Penned by Pamela Samuelson, a law professor at the University of California at Berkeley, the letter says its signatories have the same goal that a number of advocacy groups and institutions argued for when they filed briefs supporting the settlement in September: They want the millions of books in Google’s database to be as available as possible.

But the letter says that the infrastructure of the project proposed by the settlement, which has been amended since September, was designed with an eye to profit, not access. It blames the Authors Guild and the Association of American Publishers, the two major entities with whom Google is trying to settle, for collaborating with Google on a model that would withhold free access to the unclaimed “orphan works” that are believed to make up about 20 percent of its database -- instead putting them behind a subscription pay wall.

The revised version of the settlement agreement would create a fiduciary who would oversee the unclaimed works and make sure that nobody profits unduly from the funds generated by their inclusion in the database. The letter takes issue with the fact that the fiduciary would not be allowed to make those digitized “orphans” available free.

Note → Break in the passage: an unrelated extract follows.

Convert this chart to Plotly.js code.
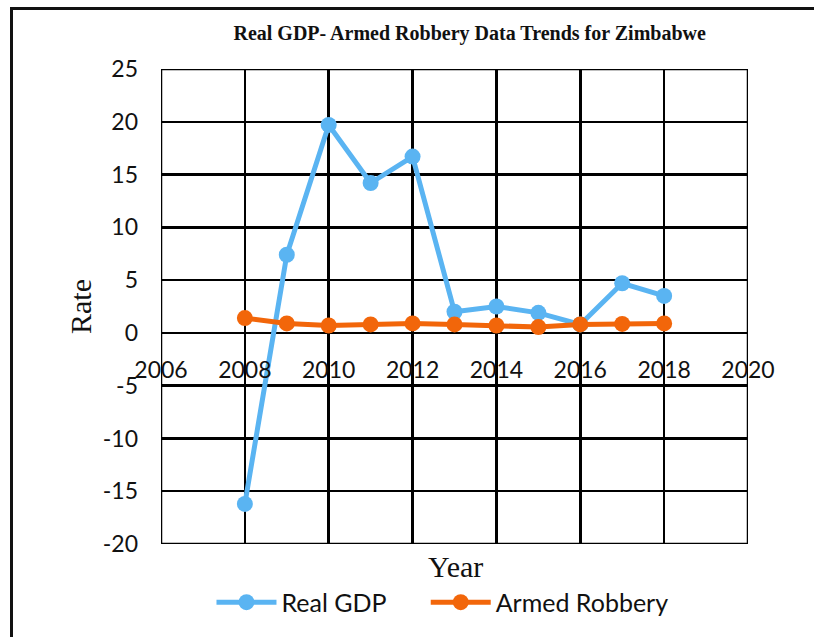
<!DOCTYPE html>
<html>
<head>
<meta charset="utf-8">
<script src="https://cdn.plot.ly/plotly-3.0.1.min.js"></script>
<style>
  html, body { margin: 0; padding: 0; background: #fff; }
  #chart { width: 814px; height: 637px; }
  #frame { position: absolute; left: 10px; top: 7px; width: 820px; height: 640px;
           border-left: 3px solid #111; border-top: 3px solid #111; pointer-events: none; }
</style>
</head>
<body>
<div id="chart"></div>
<div id="frame"></div>
<script>
const years = [2008, 2009, 2010, 2011, 2012, 2013, 2014, 2015, 2016, 2017, 2018];
const realGDP = [-16.2, 7.4, 19.7, 14.2, 16.7, 2.0, 2.5, 1.9, 0.8, 4.7, 3.5];
const armedRobbery = [1.4, 0.9, 0.7, 0.8, 0.9, 0.8, 0.7, 0.55, 0.8, 0.85, 0.9];
const xTicks = [2006, 2008, 2010, 2012, 2014, 2016, 2018, 2020];
const yTicks = [-20, -15, -10, -5, 0, 5, 10, 15, 20, 25];

const sans = 'Lato, "Open Sans", sans-serif';
const serif = '"Liberation Serif", "Times New Roman", serif';

const traces = [
  { x: years, y: realGDP, name: 'Real GDP', type: 'scatter', mode: 'lines+markers', legend: 'legend',
    line: { color: '#5AB4F2', width: 5 }, marker: { color: '#5AB4F2', size: 16 } },
  { x: years, y: armedRobbery, name: 'Armed Robbery', type: 'scatter', mode: 'lines+markers', legend: 'legend2',
    line: { color: '#F2660A', width: 5 }, marker: { color: '#F2660A', size: 16 } }
];

const legendBase = { orientation: 'h', xanchor: 'left', y: -0.123, yanchor: 'middle',
                     font: { family: sans, size: 25, color: '#111' }, itemwidth: 60,
                     bgcolor: 'rgba(0,0,0,0)' };

const layout = {
  width: 814, height: 637,
  margin: { l: 161, r: 66, t: 69, b: 90 },
  paper_bgcolor: '#fff', plot_bgcolor: '#fff',
  title: { text: '<b>Real GDP- Armed Robbery Data Trends for Zimbabwe</b>',
           font: { family: serif, size: 20, color: '#111' }, x: 0.577, xanchor: 'center', y: 0.948, yanchor: 'middle' },
  xaxis: {
    range: [2006, 2020], tickvals: xTicks, ticktext: xTicks.map(String),
    showgrid: true, gridcolor: '#000', gridwidth: 2.5, zeroline: false, showline: false,
    anchor: 'free', position: 0.40, ticks: '',
    tickfont: { family: sans, size: 23, color: '#111' }
  },
  yaxis: {
    range: [-20, 25], tickvals: yTicks, ticktext: yTicks.map(String),
    showgrid: true, gridcolor: '#000', gridwidth: 2.5, zeroline: false, showline: false,
    ticks: '', ticklabelstandoff: 22,
    tickfont: { family: sans, size: 23, color: '#111' },
    title: { text: 'Rate', font: { family: serif, size: 30, color: '#111' } }
  },
  annotations: [{ text: 'Year', xref: 'paper', yref: 'paper', x: 0.501, y: -0.048,
                  xanchor: 'center', yanchor: 'middle', showarrow: false,
                  font: { family: serif, size: 30, color: '#111' } }],
  shapes: [{ type: 'rect', xref: 'x', yref: 'y', x0: 2006, x1: 2020, y0: -20, y1: 25,
             line: { color: '#000', width: 2.5 }, layer: 'below' }],
  legend: Object.assign({}, legendBase, { x: 0.086 }),
  legend2: Object.assign({}, legendBase, { x: 0.451 }),
  showlegend: true
};

Plotly.newPlot('chart', traces, layout, { displayModeBar: false, staticPlot: true });
</script>
</body>
</html>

“We believe that most unclaimed works in the [Google Book Search] corpus will prove to be books written by scholars for scholars, and most such authors would prefer that their out-of-print books be available on an open-access basis,” the professors say in a public draft of the letter. They note that Google has been farming the shelves of major research libraries, where many such books reside.

But Paul Aiken, executive director of the Authors Guild, told Inside Higher Ed it would be “inappropriate” for the fiduciary to decide that an unclaimed work should be free without permission from the copyright holder. Aiken said that the proportion of unclaimed works in the Google database had been “greatly exaggerated by opponents of the settlement,” and noted that the settlement compels the Books Rights Registry -- the third-party entity in charge of collecting and disbursing revenue -- to actively seek out rights holders.

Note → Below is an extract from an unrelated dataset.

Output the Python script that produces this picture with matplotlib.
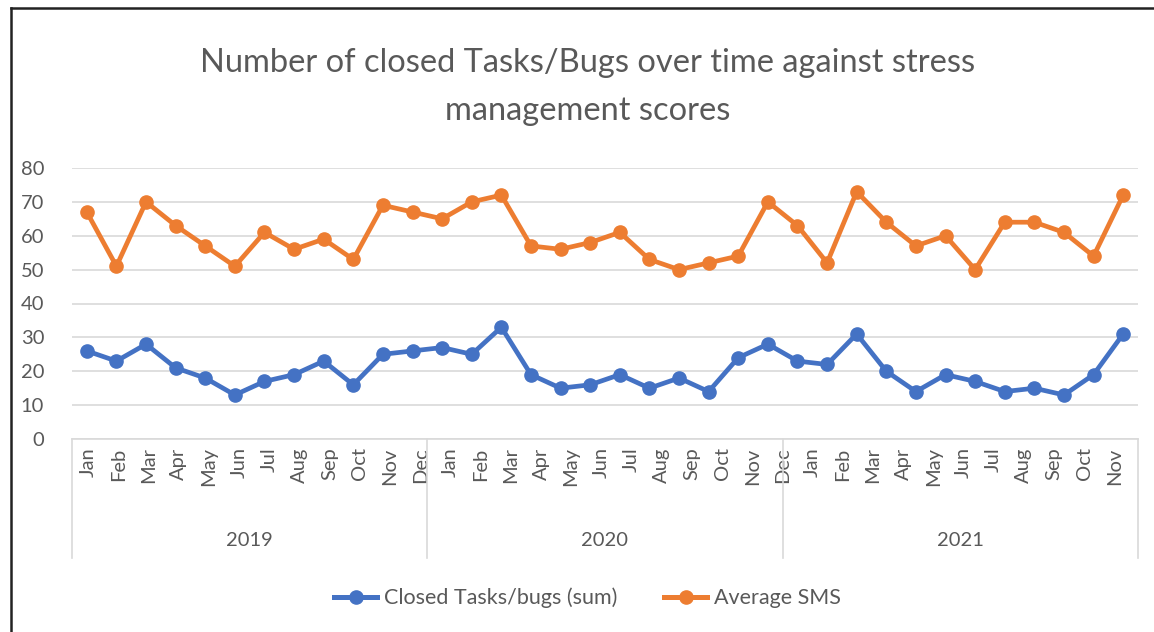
import numpy as np
import matplotlib
matplotlib.use("Agg")
import matplotlib.pyplot as plt
from matplotlib.lines import Line2D

plt.rcParams['font.family'] = ['Lato', 'DejaVu Sans']

# data (36 monthly points)
closed_tasks = [26, 23, 28, 21, 18, 13, 17, 19, 23, 16, 25, 26,
                27, 25, 33, 19, 15, 16, 19, 15, 18, 14, 24, 28,
                23, 22, 31, 20, 14, 19, 17, 14, 15, 13, 19, 31]
average_sms = [67, 51, 70, 63, 57, 51, 61, 56, 59, 53, 69, 67,
               65, 70, 72, 57, 56, 58, 61, 53, 50, 52, 54, 70,
               63, 52, 73, 64, 57, 60, 50, 64, 64, 61, 54, 72]

# axis labels exactly as they appear (35 month labels)
month_labels = ['Jan', 'Feb', 'Mar', 'Apr', 'May', 'Jun', 'Jul', 'Aug', 'Sep', 'Oct', 'Nov', 'Dec',
                'Jan', 'Feb', 'Mar', 'Apr', 'May', 'Jun', 'Jul', 'Aug', 'Sep', 'Oct', 'Nov', 'Dec',
                'Jan', 'Feb', 'Mar', 'Apr', 'May', 'Jun', 'Jul', 'Aug', 'Sep', 'Oct', 'Nov']
years = ['2019', '2020', '2021']
months_per_year = 12

title = 'Number of closed Tasks/Bugs over time against stress\nmanagement scores'

BLUE = '#4472C4'
ORANGE = '#ED7D31'
GRID = '#D9D9D9'
TEXT = '#595959'

W, H = 1154, 632
fig = plt.figure(figsize=(W / 100, H / 100), dpi=100)
ax = fig.add_axes([72 / W, 1 - 439 / H, (1138 - 72) / W, (439 - 168) / H])

x = np.arange(len(closed_tasks))
ax.plot(x, closed_tasks, color=BLUE, lw=3.4, marker='o', ms=9.5, label='Closed Tasks/bugs (sum)',
        solid_capstyle='round', zorder=3)
ax.plot(x, average_sms, color=ORANGE, lw=3.4, marker='o', ms=9.5, label='Average SMS',
        solid_capstyle='round', zorder=3)

ax.set_xlim(-0.5, len(x) - 0.5)
ax.set_ylim(0, 80)
ax.set_yticks(range(0, 81, 10))
ax.grid(axis='y', color=GRID, lw=1.2)
ax.set_axisbelow(True)
for s in ['top', 'right', 'left']:
    ax.spines[s].set_visible(False)
ax.spines['bottom'].set_color(GRID)
ax.spines['bottom'].set_linewidth(1.2)

ax.tick_params(axis='y', length=0, pad=20, labelsize=14.5, labelcolor=TEXT)
label_pos = np.linspace(0.05, 34.7, len(month_labels))
ax.set_xticks(label_pos)
ax.set_xticklabels(month_labels, rotation=90, va='top', ha='center')
ax.tick_params(axis='x', length=0, pad=6, labelsize=14.5, labelcolor=TEXT)

# year grouping lines and labels below the axis
trans = ax.get_xaxis_transform()
for b in range(len(years) + 1):
    xb = b * months_per_year - 0.5
    ax.plot([xb, xb], [0, -0.44], color=GRID, lw=1.2, transform=trans, clip_on=False)
for i, yr in enumerate(years):
    xc = i * months_per_year + (months_per_year - 1) / 2
    ax.text(xc, -0.373, yr, transform=trans, ha='center', va='center', fontsize=14.5, color=TEXT)

fig.text(0.509, 0.862, title, ha='center', va='center', fontsize=23.5, color=TEXT, linespacing=1.73)

handles = [Line2D([0], [0], color=BLUE, lw=3.6, marker='o', ms=9.5),
           Line2D([0], [0], color=ORANGE, lw=3.6, marker='o', ms=9.5)]
fig.legend(handles, ['Closed Tasks/bugs (sum)', 'Average SMS'], loc='center',
           bbox_to_anchor=(0.509, 0.054), ncol=2, frameon=False, fontsize=15.5,
           labelcolor=TEXT, handlelength=2.0, columnspacing=2.2, handletextpad=0.3)

# outer frame (top and left edges visible in the reference)
fig.add_artist(Line2D([11 / W, 11 / W], [0, 1 - 8 / H], color='#222222', lw=1.8, transform=fig.transFigure))
fig.add_artist(Line2D([11 / W, 1], [1 - 8 / H, 1 - 8 / H], color='#222222', lw=1.8, transform=fig.transFigure))

fig.savefig('out.png', dpi=100)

Based on the paper trail associated with copyright ownership in the case of printed books, Aiken said, many of the rights holders are likely to be found -- at which point they can decide for themselves whether to make the digitized versions of their books free under Creative Commons licenses.

Paul Courant, dean of libraries at the University of Michigan, said he thinks that rather than calling on the court to engineer the structure of the settlement to point toward open access, scholars should take matters into their own hands using the mechanisms that are already there. “We ought to start a movement to make sure every academic executes a Creative Commons license, so that their digitized work will become freely available,” said Courant, who has publicly supported the pending settlement. He said such a push could start a snowball effect in favor of free access.

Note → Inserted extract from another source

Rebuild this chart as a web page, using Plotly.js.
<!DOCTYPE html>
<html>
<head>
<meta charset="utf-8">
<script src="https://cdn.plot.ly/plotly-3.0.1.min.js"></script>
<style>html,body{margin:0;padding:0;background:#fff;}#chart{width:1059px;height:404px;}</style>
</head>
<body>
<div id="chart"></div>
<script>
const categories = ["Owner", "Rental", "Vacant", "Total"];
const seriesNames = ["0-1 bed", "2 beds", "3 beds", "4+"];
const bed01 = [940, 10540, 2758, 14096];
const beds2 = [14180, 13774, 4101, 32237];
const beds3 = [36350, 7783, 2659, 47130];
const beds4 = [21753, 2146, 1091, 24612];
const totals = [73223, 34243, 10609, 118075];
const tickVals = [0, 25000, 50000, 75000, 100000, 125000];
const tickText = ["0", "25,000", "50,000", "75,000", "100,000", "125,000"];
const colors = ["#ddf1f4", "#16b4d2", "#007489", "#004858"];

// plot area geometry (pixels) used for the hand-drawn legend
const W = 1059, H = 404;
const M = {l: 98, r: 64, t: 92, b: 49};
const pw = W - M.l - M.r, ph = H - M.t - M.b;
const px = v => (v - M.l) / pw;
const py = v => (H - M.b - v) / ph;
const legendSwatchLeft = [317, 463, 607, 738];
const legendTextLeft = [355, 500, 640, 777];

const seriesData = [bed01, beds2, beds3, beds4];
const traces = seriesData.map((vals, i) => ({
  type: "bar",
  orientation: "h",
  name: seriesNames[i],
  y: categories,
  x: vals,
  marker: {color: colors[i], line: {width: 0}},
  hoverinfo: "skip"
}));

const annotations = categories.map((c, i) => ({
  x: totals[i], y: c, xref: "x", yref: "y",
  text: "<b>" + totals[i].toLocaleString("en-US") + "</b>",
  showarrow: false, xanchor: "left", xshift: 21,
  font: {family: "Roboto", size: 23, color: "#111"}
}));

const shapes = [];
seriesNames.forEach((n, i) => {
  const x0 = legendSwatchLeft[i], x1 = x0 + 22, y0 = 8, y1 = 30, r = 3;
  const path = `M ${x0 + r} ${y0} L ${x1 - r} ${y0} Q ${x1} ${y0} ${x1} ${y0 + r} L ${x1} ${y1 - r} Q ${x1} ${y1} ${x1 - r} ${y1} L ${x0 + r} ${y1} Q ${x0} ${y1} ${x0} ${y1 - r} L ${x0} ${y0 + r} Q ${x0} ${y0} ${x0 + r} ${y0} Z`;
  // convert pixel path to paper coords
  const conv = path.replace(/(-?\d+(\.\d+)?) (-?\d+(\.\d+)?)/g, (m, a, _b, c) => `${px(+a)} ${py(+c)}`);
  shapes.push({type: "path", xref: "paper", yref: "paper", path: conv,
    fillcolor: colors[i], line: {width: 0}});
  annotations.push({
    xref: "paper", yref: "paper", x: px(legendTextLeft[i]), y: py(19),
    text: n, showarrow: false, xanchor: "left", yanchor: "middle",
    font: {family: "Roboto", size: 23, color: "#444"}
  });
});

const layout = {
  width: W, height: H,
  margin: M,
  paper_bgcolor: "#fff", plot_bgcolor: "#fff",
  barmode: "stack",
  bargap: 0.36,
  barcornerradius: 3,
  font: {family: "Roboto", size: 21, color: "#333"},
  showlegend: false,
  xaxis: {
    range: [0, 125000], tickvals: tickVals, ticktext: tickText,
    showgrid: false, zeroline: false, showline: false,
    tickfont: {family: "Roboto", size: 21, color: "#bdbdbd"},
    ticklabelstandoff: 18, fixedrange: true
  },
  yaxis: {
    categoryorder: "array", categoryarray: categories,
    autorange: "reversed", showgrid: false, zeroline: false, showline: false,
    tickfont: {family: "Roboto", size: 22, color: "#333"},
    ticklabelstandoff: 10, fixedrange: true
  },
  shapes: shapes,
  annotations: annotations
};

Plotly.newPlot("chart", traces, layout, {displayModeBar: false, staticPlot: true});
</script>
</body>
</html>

The 80 professors who signed the new letter point to the authors and publishers that have joined them in objecting to the current incarnation of the settlement and argue, “The more numerous are the requests to exclude books from the [Google database] or the settlement, the less likely it is that the public benefit of the promised 10 million book database will materialize.”

But while Courant said he was “empathetic” to the professors’ concerns, he warned that exposing the settlement to endless layers of arbitration would be more damaging to scholarship than if the court approves it. Academics who care about the availability of books, he suggested, need to recognize the difference between broad access and free access.

“The hard question is, do we really expect all the bad outcomes to happen and what do we think the alternatives could be?” he said. “…The alternative to the settlement is not free access to all these works; the alternative is pretty bad access to all these works.”